Cuando llené el saco de leña, bajaba sin ánimos la montaña. Entonces me tiré al suelo en una hierba bien cómoda, miré al cielo y comencé a hablar con Dios. Nada me molestaba en ese momento; solo era yo en medio de un monte, solo era Dios y yo.
No recuerdo ni una palabra de las que le dije a Dios ese día. Solo sé que derramé mi alma por completo a Él, pidiéndole una señal bien clara de lo que debía hacer con mi vida. Estuve allí aproximadamente una hora o más. Lloré, sonreí; fueron muchos sentimientos encontrados. Cuando abrí mis ojos, pensé encontrar la señal al instante.
Sin embargo, todo estaba en calma; ni viento había. Ni siquiera se movieron las nubes. Llegué a pensar que Dios no me había escuchado. Llegué a casa y, con la misma, pasé por delante de la iglesia y vi a unas personas. Entonces decidí llegar. Me asomé por la puerta del patio a ver qué hacían. En eso, un señor que llevaba muchos años en la iglesia me vio y me preguntó:
—¿Te vas a bautizar el sábado?
Sonreí y le dije que no.
Ni siquiera sabía por qué me había preguntado eso, y cuando menos lo esperé, a mi mente vino el rayo que me iluminó y entendí.
—Esta era la señal que le había pedido a Dios.
Me dije en mi interior, lleno de emoción. Ya Dios me había respondido; solo faltaba algo: ver si mi papá lo aceptaba.
En un momento, creo que esa misma noche, le pregunté a mi papá:
—¿Me puedo bautizar este sábado?
Él no me respondió, pero tampoco hizo un gesto de negación.
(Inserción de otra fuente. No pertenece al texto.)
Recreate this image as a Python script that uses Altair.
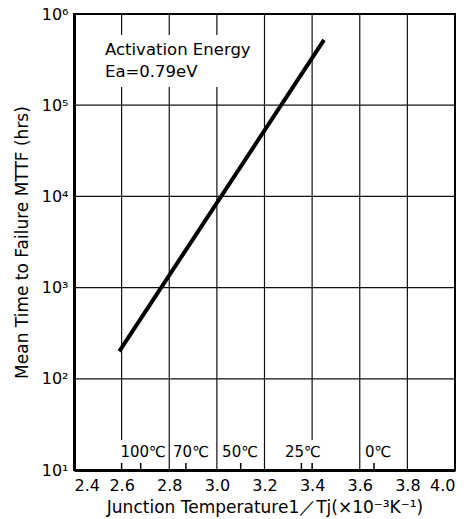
import altair as alt
import pandas as pd

# ---- data ----
x_ticks = [2.4, 2.6, 2.8, 3.0, 3.2, 3.4, 3.6, 3.8, 4.0]
y_ticks = [1e1, 1e2, 1e3, 1e4, 1e5, 1e6]
grid_x_full = [2.8, 3.0, 3.2, 3.6, 3.8]
grid_x_broken = [2.6, 3.4]
grid_y = [1e2, 1e3, 1e4, 1e5]

line_x = [2.59, 3.45]
line_y = [200, 5.2e5]

temp_labels = ["100℃", "70℃", "50℃", "25℃", "0℃"]
temp_label_x = [2.595, 2.816, 3.022, 3.286, 3.622]
temp_tick_x = [2.6, 2.68, 2.87, 3.10, 3.355, 3.4, 3.66]

note_lines = ["Activation Energy", "Ea=0.79eV"]

FONT = "DejaVu Sans"
W, H = 381, 456

xs = alt.Scale(domain=[2.4, 4.0], nice=False, zero=False)
ys = alt.Scale(type="log", domain=[10, 1e6], nice=False)

x_axis = alt.Axis(values=x_ticks, format=".1f", labelFontSize=16, labelFont=FONT,
                  labelColor="black", ticks=False, grid=False, domainColor="black",
                  domainWidth=3, labelPadding=7, title="Junction Temperature1／Tj(×10⁻³K⁻¹)",
                  titleFontSize=17, titleFont=FONT, titleFontWeight="normal",
                  titleColor="black", titlePadding=6)
y_axis = alt.Axis(values=y_ticks, labelFontSize=16, labelFont=FONT, labelColor="black",
                  labelExpr="'10' + ['⁰','¹','²','³','⁴','⁵','⁶'][round(log(datum.value)/LN10)]",
                  ticks=False, grid=False, domainColor="black", domainWidth=3,
                  labelPadding=6, title="Mean Time to Failure MTTF (hrs)",
                  titleFontSize=17, titleFont=FONT, titleFontWeight="normal",
                  titleColor="black", titlePadding=10)

X = lambda f: alt.X(f, scale=xs, axis=x_axis)
Y = lambda f: alt.Y(f, scale=ys, axis=y_axis)

df_line = pd.DataFrame({"x": line_x, "y": line_y})

vfull = alt.Chart(pd.DataFrame({"x": grid_x_full})).mark_rule(color="#111", strokeWidth=1.2).encode(
    x=X("x:Q"), y=alt.value(0), y2=alt.value(H))
vbroken = alt.Chart(pd.DataFrame({"x": grid_x_broken})).mark_rule(color="#111", strokeWidth=1.2).encode(
    x=X("x:Q"), y=alt.value(0), y2=alt.value(426))
hgrid = alt.Chart(pd.DataFrame({"y": grid_y})).mark_rule(color="#111", strokeWidth=1.2).encode(
    y=Y("y:Q"), x=alt.value(0), x2=alt.value(W))
tticks = alt.Chart(pd.DataFrame({"x": temp_tick_x})).mark_rule(color="black", strokeWidth=1.5).encode(
    x=X("x:Q"), y=alt.value(H - 7), y2=alt.value(H))
tlabels = alt.Chart(pd.DataFrame({"x": temp_label_x, "t": temp_labels})).mark_text(
    align="left", baseline="middle", fontSize=15, font=FONT, color="black").encode(
    x=X("x:Q"), y=alt.value(438), text="t:N")

# white box behind the annotation (the grid is interrupted there)
note_bg = alt.Chart(pd.DataFrame({"t": ["bg"]})).mark_rect(color="white").encode(
    x=alt.value(27), x2=alt.value(185), y=alt.value(21), y2=alt.value(73))
note1 = alt.Chart(pd.DataFrame({"t": [note_lines[0]]})).mark_text(
    align="left", baseline="middle", fontSize=16.5, font=FONT, color="black").encode(
    x=alt.value(31), y=alt.value(36), text="t:N")
note2 = alt.Chart(pd.DataFrame({"t": [note_lines[1]]})).mark_text(
    align="left", baseline="middle", fontSize=16.5, font=FONT, color="black").encode(
    x=alt.value(31), y=alt.value(58), text="t:N")

main = alt.Chart(df_line).mark_line(color="black", strokeWidth=4, clip=True).encode(
    x=X("x:Q"), y=Y("y:Q"))

chart = alt.layer(vfull, vbroken, hgrid, tticks, tlabels, note_bg, note1, note2, main).properties(
    width=W, height=H,
    autosize=alt.AutoSizeParams(type="none"),
    padding={"left": 74, "top": 14, "right": 11, "bottom": 49},
    background="white",
).configure_view(stroke="black", strokeWidth=2)

chart.save("out.html", embed_options={"renderer": "svg", "actions": False})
Entonces entendí que la respuesta era sí.
Todo estuvo acomodado por Dios para que el 11 de agosto del 2018 yo me bautizara. A mi bautismo invité a todos mis amigos, a toda mi familia, hasta a mi padre, y al final solo vinieron mi abuela y mi mamá.
Ya no era el mismo; todos mis amigos con los que salía a las fiestas me decían que ya no era el mismo.
—Y pensar que con lo loco que eras; mírate ahora en la iglesia —me decían algunos.
Estaba experimentando lo que dijo Pablo:
**“De modo que si alguno está en Cristo, nueva criatura es; las cosas viejas pasaron; he aquí todas son hechas nuevas.”
2 Corintios 5:17**
Cuando una persona conoce a Dios, el bautismo es algo que no se puede describir con palabras. Cuando decidimos, por medio del bautismo, decirle adiós al mundo y hola al amor de Dios, comienzan las luchas más fuertes que hemos enfrentado en nuestra vida. Pero ya no tenemos ningún miedo porque Dios nos guía; Dios está con nosotros.
En mi casa se notó el cambio; en mi familia también hubo cambios de los que al principio no me daba cuenta. Cuando mis padres vieron que estaba mejor en la iglesia que en las fiestas, se alegraron. A veces me quedaba dormido en las mañanas de sábado para ir a la iglesia y ellos eran los primeros en despertarme diciéndome:
—Son las 8 de la mañana, vas a llegar tarde a la iglesia.
Mi madre siempre me tenía listo un pantalón planchado y una camisa. Mi papá, al principio con el tema de la alimentación, se tornaba molesto, pero luego en la casa se adaptaron a lo que podía comer y cuando había algo que no podía comer, me hacían una comida aparte para mí.
Quizás lees esto y piensas que no en todos los casos es igual. Tienes razón; en todos los casos no es igual, pero en todos hay un común denominador y ese es Dios. Si Dios está presente, todos los casos tienen solución. Si estás leyendo este libro o solo esta parte, quiero decirte algo:
No temas entregarte a Dios. La familia y los amigos al principio te van a rechazar, pero al final te terminarán aceptando porque ven la mano poderosa de Dios en tu vida. No hay evangelio más puro que una vida transformada por Dios. Así que no te detengas; sigue buscando de Él y bautízate; ¡decídete hoy!